■ **Data extract**:

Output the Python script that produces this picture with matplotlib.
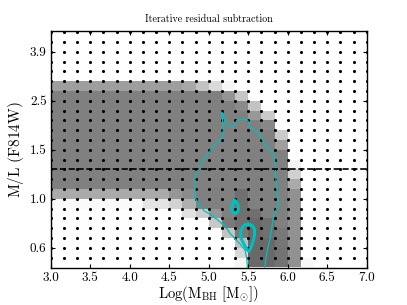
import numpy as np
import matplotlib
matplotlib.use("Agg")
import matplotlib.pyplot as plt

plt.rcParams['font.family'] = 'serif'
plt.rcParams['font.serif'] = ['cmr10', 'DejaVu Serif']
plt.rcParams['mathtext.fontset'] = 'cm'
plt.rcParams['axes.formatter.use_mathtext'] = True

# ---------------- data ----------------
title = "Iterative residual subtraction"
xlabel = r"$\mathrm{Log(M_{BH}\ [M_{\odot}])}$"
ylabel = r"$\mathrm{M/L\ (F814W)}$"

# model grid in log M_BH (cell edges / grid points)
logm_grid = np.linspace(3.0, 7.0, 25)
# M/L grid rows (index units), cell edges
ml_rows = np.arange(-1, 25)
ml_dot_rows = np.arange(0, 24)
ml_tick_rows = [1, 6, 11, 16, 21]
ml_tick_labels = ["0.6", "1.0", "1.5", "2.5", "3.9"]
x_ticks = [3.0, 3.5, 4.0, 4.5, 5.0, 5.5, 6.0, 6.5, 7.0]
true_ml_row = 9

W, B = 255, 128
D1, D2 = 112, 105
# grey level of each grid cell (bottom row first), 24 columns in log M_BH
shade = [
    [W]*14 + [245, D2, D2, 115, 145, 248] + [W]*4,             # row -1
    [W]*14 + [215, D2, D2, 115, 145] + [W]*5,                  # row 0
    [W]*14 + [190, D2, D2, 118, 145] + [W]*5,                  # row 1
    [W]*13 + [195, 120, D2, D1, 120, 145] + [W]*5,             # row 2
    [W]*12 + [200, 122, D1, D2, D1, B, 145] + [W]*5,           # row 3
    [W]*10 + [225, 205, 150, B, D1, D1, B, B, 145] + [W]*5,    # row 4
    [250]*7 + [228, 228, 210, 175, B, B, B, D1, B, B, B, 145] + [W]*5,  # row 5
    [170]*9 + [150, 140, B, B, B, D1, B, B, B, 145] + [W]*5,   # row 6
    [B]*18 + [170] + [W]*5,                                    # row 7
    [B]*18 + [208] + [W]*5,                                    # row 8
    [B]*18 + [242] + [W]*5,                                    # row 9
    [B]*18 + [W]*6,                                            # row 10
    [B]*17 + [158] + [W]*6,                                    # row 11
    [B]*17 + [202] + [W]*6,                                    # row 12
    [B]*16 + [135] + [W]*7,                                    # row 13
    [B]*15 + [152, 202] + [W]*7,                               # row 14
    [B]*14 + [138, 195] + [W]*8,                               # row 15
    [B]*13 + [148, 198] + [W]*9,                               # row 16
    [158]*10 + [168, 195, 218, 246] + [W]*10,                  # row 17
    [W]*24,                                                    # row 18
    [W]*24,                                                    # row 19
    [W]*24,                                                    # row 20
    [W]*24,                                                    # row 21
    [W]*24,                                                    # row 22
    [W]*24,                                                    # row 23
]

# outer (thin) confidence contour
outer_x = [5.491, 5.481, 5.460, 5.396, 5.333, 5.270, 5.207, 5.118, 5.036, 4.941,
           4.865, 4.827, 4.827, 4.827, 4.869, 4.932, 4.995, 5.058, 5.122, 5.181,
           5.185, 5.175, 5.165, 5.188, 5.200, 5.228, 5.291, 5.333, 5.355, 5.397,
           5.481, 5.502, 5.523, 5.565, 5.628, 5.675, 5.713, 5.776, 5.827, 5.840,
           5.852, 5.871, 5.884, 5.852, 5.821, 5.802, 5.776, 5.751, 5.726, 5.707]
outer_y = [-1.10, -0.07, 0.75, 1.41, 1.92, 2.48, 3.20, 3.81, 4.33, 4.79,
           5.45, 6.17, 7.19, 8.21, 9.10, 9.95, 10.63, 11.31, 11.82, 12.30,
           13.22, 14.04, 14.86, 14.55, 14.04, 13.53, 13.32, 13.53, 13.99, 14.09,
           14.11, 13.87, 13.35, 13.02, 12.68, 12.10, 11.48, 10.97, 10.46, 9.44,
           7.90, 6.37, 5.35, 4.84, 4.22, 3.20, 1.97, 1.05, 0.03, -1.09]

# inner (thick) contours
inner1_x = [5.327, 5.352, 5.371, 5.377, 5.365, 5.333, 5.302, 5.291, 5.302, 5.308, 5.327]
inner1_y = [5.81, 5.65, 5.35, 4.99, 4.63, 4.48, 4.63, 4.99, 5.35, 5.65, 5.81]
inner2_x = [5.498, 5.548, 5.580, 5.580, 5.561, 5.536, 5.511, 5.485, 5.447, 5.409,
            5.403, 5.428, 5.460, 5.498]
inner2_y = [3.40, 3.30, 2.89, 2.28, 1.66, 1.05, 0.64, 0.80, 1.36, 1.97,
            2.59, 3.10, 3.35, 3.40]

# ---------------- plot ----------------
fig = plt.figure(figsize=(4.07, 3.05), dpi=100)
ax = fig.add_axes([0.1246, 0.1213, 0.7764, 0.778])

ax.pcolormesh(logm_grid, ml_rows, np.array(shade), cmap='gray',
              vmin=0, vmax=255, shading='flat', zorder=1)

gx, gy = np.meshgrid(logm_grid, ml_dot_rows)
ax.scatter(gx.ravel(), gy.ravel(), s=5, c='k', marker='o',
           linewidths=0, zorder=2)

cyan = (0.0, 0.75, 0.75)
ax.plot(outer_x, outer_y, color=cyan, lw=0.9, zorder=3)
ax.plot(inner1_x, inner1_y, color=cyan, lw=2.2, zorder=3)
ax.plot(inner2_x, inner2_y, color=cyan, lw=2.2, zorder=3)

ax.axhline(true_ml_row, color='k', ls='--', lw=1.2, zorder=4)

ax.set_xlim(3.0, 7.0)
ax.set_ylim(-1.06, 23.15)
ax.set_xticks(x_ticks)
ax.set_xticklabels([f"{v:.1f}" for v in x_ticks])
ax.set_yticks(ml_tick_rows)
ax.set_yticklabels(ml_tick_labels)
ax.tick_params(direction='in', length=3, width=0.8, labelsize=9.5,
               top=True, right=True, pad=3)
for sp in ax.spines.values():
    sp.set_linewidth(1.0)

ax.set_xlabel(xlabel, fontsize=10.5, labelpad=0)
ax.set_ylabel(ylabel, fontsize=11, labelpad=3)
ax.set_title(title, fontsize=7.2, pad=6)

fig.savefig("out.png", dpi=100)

■ **Your objective**: Pictures stay out. Print the data exactly, from its first line through the line containing "true_ml_row = 9".

■ **Correct result**:
Output the Python script that produces this picture with matplotlib.
import numpy as np
import matplotlib
matplotlib.use("Agg")
import matplotlib.pyplot as plt

plt.rcParams['font.family'] = 'serif'
plt.rcParams['font.serif'] = ['cmr10', 'DejaVu Serif']
plt.rcParams['mathtext.fontset'] = 'cm'
plt.rcParams['axes.formatter.use_mathtext'] = True

# ---------------- data ----------------
title = "Iterative residual subtraction"
xlabel = r"$\mathrm{Log(M_{BH}\ [M_{\odot}])}$"
ylabel = r"$\mathrm{M/L\ (F814W)}$"

# model grid in log M_BH (cell edges / grid points)
logm_grid = np.linspace(3.0, 7.0, 25)
# M/L grid rows (index units), cell edges
ml_rows = np.arange(-1, 25)
ml_dot_rows = np.arange(0, 24)
ml_tick_rows = [1, 6, 11, 16, 21]
ml_tick_labels = ["0.6", "1.0", "1.5", "2.5", "3.9"]
x_ticks = [3.0, 3.5, 4.0, 4.5, 5.0, 5.5, 6.0, 6.5, 7.0]
true_ml_row = 9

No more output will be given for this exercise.